All computers are now parallel computers. Multi-core processors represent an important new trend in computer architecture. Decreased power consumption and heat generation. Minimized wire lengths and interconnect latencies. They enable true thread-level parallelism with great energy efficiency and scalability. To utilize their full potential, applications will need to move from a single to a multi-threaded model. Parallel programming techniques likely to gain importance. The difficult problem is not building multi-core hardware, but programming it in a way that lets mainstream applications benefit from the continued exponential growth in CPU performance. The software industry needs to get back into the state where existing applications run faster on new hardware.
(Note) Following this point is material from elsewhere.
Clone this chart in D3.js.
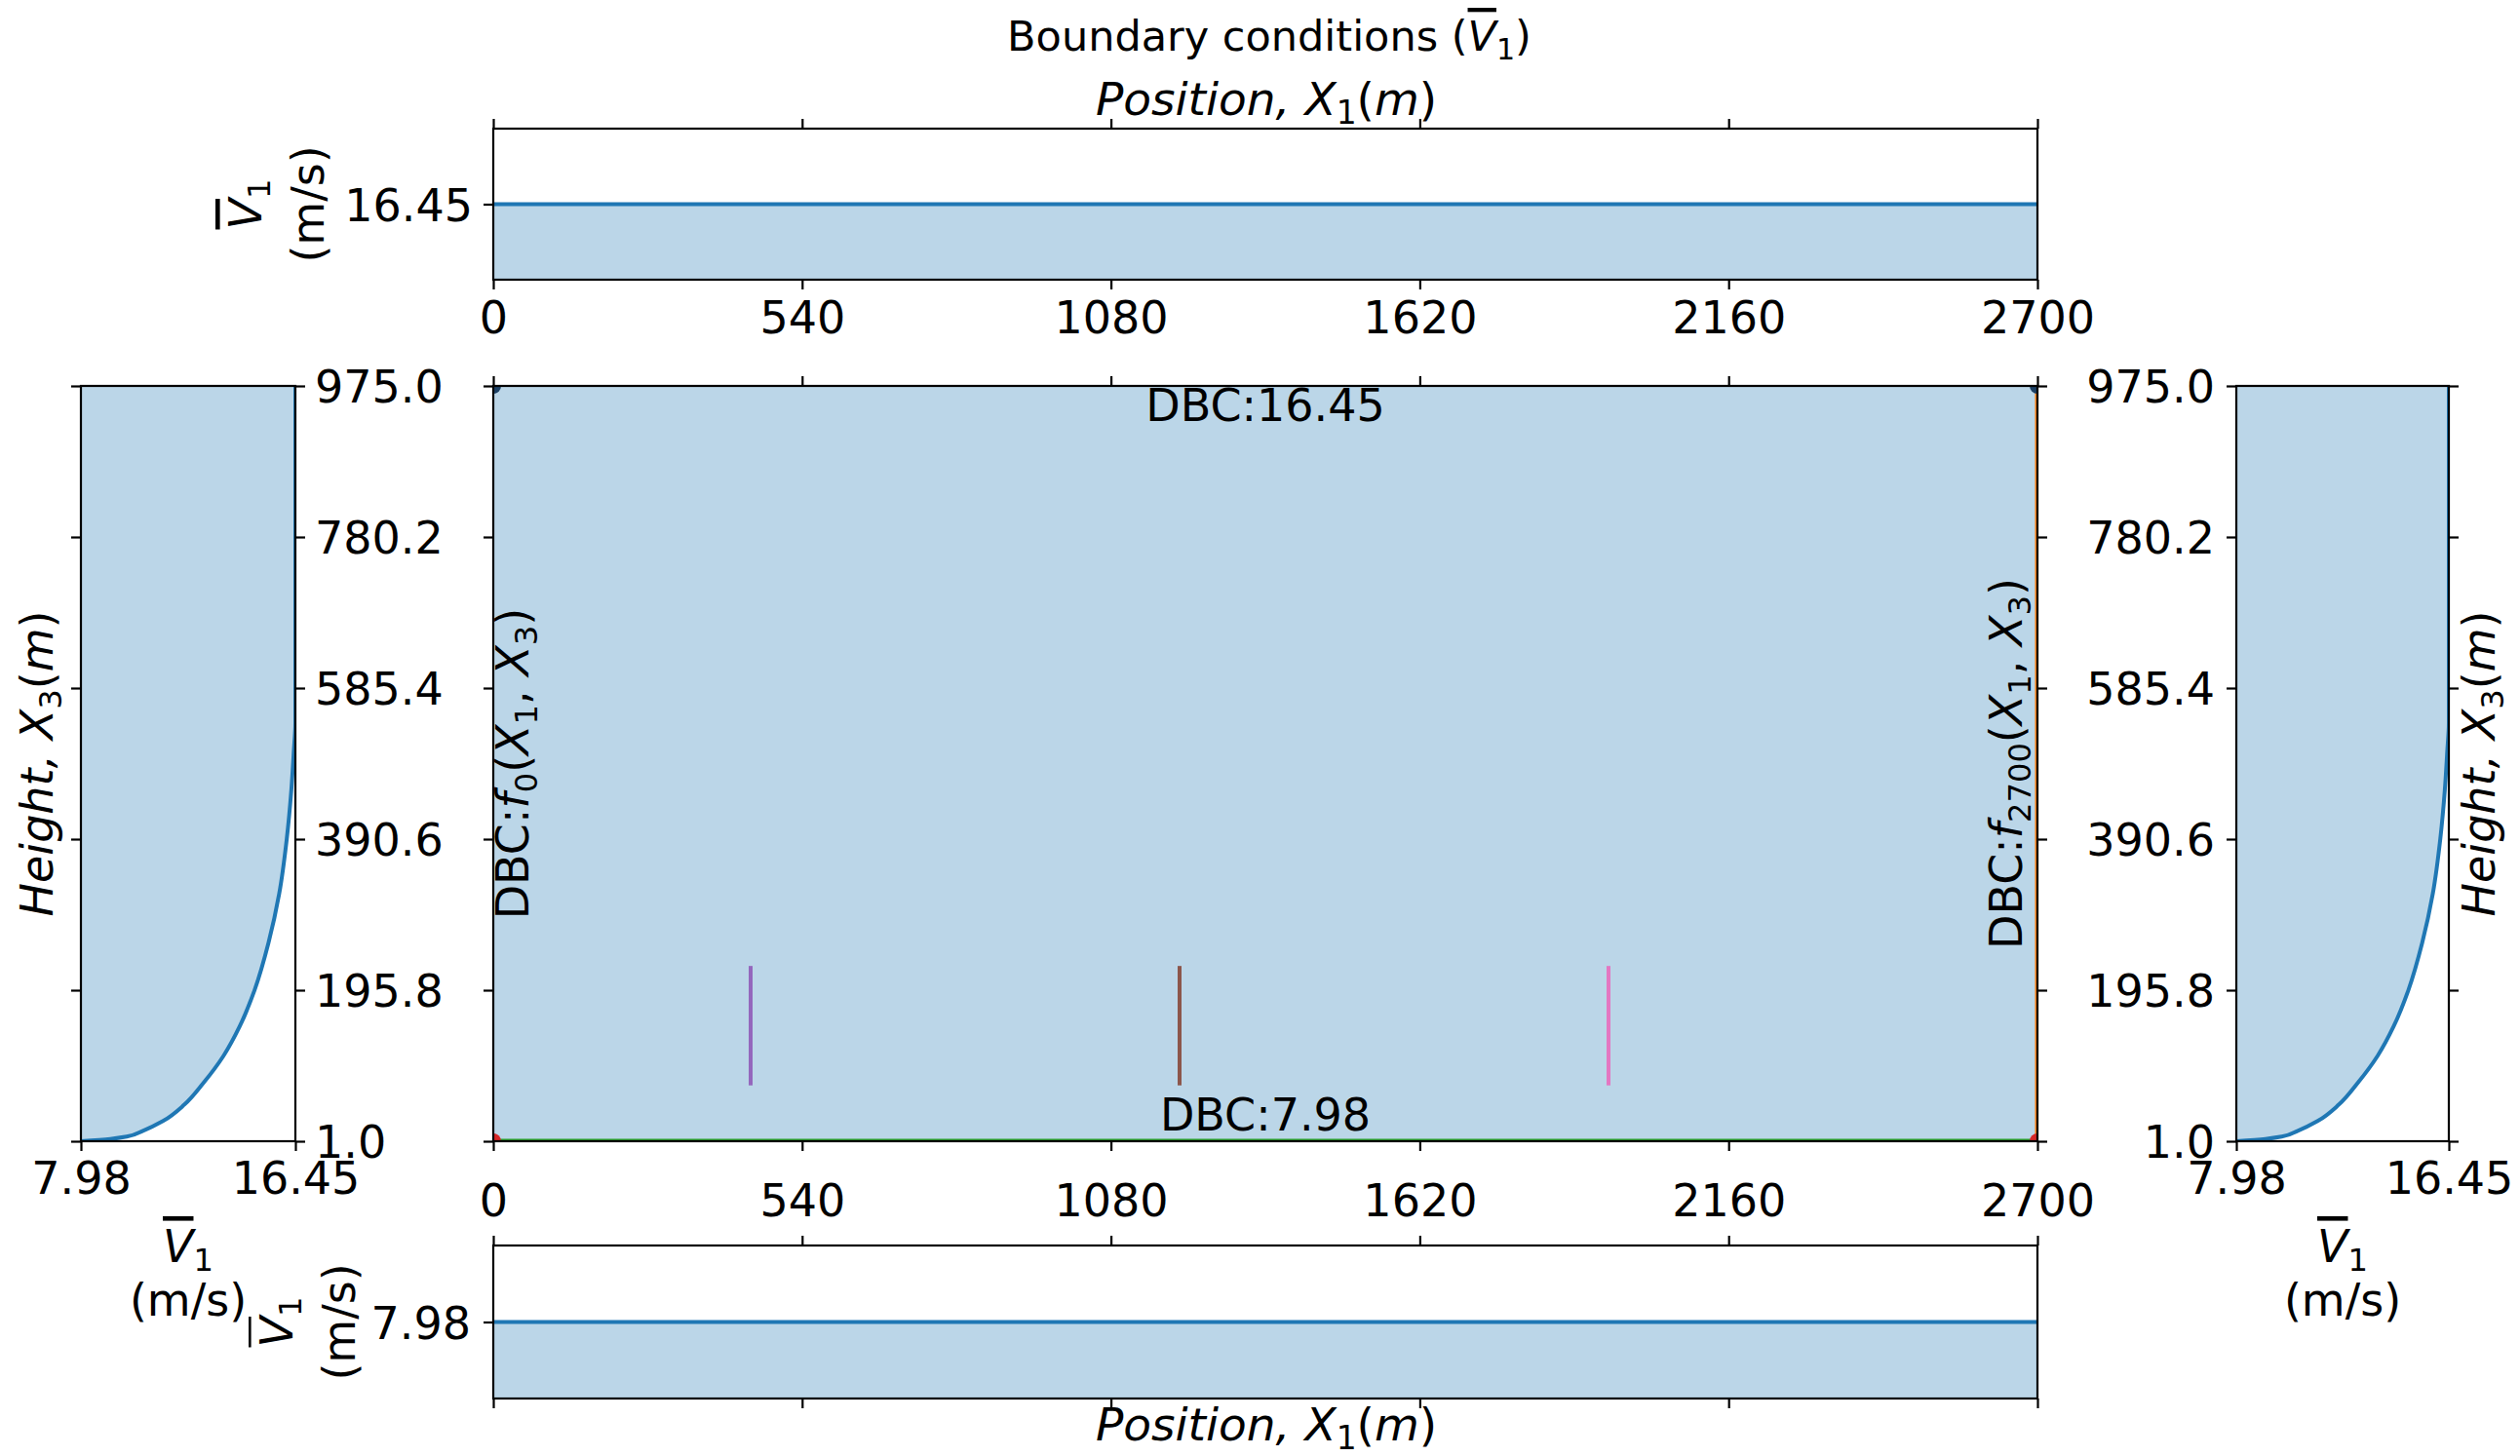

#### Challenges resulting from Multicore:

- Relies on effective exploitation of multiple-thread parallelism
  - Need for parallel computing model and parallel programming model
- Aggravates memory wall
- Memory bandwidth
  - Way to get data out of memory banks
  - Way to get data into multi-core processor array
- Memory latency
- Fragments L3 cache
- Pins become strangle point
  - Rate of pin growth projected to slow and flatten
  - Rate of bandwidth per pin (pair) projected to grow slowly
- Requires mechanisms for efficient inter-processor coordination
  - Synchronization
  - Mutual exclusion
    - Context switching

#### Advantages:

- Cache coherency circuitry can operate at a much higher clock rate than is possible if the signals
  have to travel off-chip.
- 2. Signals between different CPUs travel shorter distances, those signals degrade less.
- These higher quality signals allow more data to be sent in a given time period since individual signals can be shorter and do not need to be repeated as often.
- 4. A dual-core processor uses slightly less power than two coupled single-core processors.

#### Disadvantages

- Ability of multi-core processors to increase application performance depends on the use of multiple threads within applications.
- Most Current video games will run faster on a 3 GHz single-core processor than on a 2GHz dualcore processor (of the same core architecture.
- Two processing cores sharing the same system bus and memory bandwidth limits the real-world performance advantage.
- If a single core is close to being memory bandwidth limited, going to dual-core might only give 30% to 70% improvement.
- 5. If memory bandwidth is not a problem, a 90% improvement can be expected.